There is no longer a handful of gatekeepers to society and culture, but hundreds, if not thousands, of curatorial sites. The only sites that matter, however, are the really fucking big ones. Mr Lanier refers to this as the "winner takes all" economic effect of the internet. CBS, NBC and large-audience cable channels, as curators of our society, at least had to share the audience pool. Now the audience pool ratio has shifted dramatically in favor of one outlet. All the other gatekeepers are microscopic in comparison.

Of course I'm talking about Amazon. It may have started out as a commercial enterprise, with the simple goal of selling you stuff, but it's now a very powerful curatorial gatekeeper. While "the little guy" is free to try to make a living without signing up with a company to front the costs for production and marking, and keep a good chunk of the profits in return, the little guy can't do it without Amazon. In other words, we're not really as free as we'd like to think.

Amazon is not required to respect free speech. It is a for-profit corporation with no larger reason to exist than to make money. To be honest, a lot of Amazon customers would be horrified if it had a laissez-faire approach to media. That's the antithesis of being a gatekeeper. But it's strangling art.

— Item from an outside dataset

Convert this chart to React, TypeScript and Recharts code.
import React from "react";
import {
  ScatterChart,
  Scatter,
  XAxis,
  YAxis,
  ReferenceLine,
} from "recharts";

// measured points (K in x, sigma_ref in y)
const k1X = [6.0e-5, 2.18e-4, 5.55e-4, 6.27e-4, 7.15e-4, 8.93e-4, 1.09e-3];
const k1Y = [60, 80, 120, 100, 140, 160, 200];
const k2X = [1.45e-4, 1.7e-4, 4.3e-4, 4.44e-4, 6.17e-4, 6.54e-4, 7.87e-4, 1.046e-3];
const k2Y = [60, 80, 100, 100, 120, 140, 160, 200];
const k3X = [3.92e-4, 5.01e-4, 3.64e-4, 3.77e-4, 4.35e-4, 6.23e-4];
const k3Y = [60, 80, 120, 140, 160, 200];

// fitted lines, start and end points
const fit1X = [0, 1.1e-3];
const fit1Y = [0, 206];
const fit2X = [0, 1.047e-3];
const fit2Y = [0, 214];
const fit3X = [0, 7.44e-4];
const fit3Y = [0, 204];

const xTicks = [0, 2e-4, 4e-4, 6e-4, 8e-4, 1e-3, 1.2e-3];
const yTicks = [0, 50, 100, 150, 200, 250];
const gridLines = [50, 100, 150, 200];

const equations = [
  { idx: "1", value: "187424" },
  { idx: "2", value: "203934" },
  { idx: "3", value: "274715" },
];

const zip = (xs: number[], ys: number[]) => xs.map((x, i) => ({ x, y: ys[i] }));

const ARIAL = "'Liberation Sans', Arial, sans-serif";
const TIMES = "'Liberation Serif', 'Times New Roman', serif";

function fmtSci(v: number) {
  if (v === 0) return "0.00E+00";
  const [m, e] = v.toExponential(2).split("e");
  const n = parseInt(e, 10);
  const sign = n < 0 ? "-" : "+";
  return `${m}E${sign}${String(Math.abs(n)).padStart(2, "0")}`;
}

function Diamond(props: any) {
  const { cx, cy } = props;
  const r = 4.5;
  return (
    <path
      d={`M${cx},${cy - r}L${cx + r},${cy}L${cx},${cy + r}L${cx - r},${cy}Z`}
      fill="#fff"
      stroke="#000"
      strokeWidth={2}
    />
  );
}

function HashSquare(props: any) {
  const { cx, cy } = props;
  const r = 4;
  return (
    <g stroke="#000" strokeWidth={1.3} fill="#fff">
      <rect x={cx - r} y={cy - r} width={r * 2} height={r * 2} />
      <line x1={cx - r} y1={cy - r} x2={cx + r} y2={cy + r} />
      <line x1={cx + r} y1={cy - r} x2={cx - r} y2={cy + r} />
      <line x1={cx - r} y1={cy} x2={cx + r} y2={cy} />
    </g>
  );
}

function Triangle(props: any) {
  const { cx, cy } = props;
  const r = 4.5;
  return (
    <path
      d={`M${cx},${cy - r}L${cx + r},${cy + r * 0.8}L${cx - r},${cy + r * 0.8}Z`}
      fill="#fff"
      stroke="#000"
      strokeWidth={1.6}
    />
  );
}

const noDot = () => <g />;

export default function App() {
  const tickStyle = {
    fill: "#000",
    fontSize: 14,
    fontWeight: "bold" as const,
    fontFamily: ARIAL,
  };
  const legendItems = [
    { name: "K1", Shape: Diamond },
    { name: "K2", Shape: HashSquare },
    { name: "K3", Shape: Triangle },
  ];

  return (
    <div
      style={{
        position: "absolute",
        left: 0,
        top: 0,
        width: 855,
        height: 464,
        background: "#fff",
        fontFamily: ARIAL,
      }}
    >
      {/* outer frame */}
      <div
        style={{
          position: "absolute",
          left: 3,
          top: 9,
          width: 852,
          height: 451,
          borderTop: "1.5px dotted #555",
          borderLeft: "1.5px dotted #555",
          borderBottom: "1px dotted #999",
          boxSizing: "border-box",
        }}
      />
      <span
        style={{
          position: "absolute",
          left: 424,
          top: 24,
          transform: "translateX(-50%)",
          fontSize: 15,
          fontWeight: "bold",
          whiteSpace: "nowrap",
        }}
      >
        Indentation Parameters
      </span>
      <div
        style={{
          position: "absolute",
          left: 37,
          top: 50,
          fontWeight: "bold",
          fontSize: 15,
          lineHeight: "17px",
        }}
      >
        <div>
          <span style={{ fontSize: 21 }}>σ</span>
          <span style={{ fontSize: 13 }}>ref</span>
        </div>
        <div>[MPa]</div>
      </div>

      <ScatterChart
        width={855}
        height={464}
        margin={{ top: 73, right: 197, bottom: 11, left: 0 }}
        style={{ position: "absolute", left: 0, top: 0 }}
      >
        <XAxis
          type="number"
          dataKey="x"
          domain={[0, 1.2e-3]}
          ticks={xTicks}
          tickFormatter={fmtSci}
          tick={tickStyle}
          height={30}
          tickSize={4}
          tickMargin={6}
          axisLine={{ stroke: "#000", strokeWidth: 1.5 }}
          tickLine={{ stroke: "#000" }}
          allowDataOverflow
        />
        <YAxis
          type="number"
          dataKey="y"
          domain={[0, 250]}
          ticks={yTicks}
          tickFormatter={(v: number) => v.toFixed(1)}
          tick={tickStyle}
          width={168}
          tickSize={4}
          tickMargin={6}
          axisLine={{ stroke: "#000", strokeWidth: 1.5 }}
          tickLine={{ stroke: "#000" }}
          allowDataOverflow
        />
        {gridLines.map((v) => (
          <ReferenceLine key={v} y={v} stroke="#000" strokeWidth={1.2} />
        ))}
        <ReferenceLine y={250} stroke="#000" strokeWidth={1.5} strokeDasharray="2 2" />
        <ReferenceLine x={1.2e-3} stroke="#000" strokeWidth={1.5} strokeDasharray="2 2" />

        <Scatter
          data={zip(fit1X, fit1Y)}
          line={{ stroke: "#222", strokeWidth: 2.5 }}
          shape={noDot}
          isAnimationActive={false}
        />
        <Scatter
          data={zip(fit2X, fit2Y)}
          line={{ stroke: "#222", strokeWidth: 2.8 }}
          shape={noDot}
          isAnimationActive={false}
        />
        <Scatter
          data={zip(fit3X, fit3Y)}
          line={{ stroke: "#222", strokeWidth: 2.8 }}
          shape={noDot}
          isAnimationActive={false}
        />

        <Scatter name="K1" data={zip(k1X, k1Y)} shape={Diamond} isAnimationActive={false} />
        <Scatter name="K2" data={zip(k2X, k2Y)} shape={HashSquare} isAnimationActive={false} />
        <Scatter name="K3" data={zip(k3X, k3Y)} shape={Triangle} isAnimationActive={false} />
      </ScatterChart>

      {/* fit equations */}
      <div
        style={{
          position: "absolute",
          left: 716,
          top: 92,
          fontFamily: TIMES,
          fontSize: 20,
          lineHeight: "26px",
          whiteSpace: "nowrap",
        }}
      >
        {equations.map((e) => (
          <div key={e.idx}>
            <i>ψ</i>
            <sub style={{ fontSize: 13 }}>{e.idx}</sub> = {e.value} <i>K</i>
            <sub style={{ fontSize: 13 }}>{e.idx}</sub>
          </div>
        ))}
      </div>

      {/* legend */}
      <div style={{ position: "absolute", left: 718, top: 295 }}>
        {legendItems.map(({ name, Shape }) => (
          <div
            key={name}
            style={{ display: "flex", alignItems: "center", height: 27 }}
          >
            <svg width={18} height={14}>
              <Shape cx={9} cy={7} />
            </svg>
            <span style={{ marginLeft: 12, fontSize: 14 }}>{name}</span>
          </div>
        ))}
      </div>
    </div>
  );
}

Smut writers, and other artists who create media that lies outside of conventional social boundaries, are marginalized by the biggest commercial outlet of e-books. We have to be sneaky about our blurbs, our covers; we have to pretend we don't exist yet try our best to attract paying customers. It's a huge disadvantage to those of us trying to earn a living after our livelihoods have been taken away, either by the rise of the internet or the Great Recession, or both.

Maybe, out of the ashes of all the things we've burned on our way to the Internet Age, we can grow a curatorial site that encourages and protects free speech. In the meantime, I'm a little guy, I'll play by the rules, unfair as they may be, and peddle my e-rotica through the one gatekeeper that matters.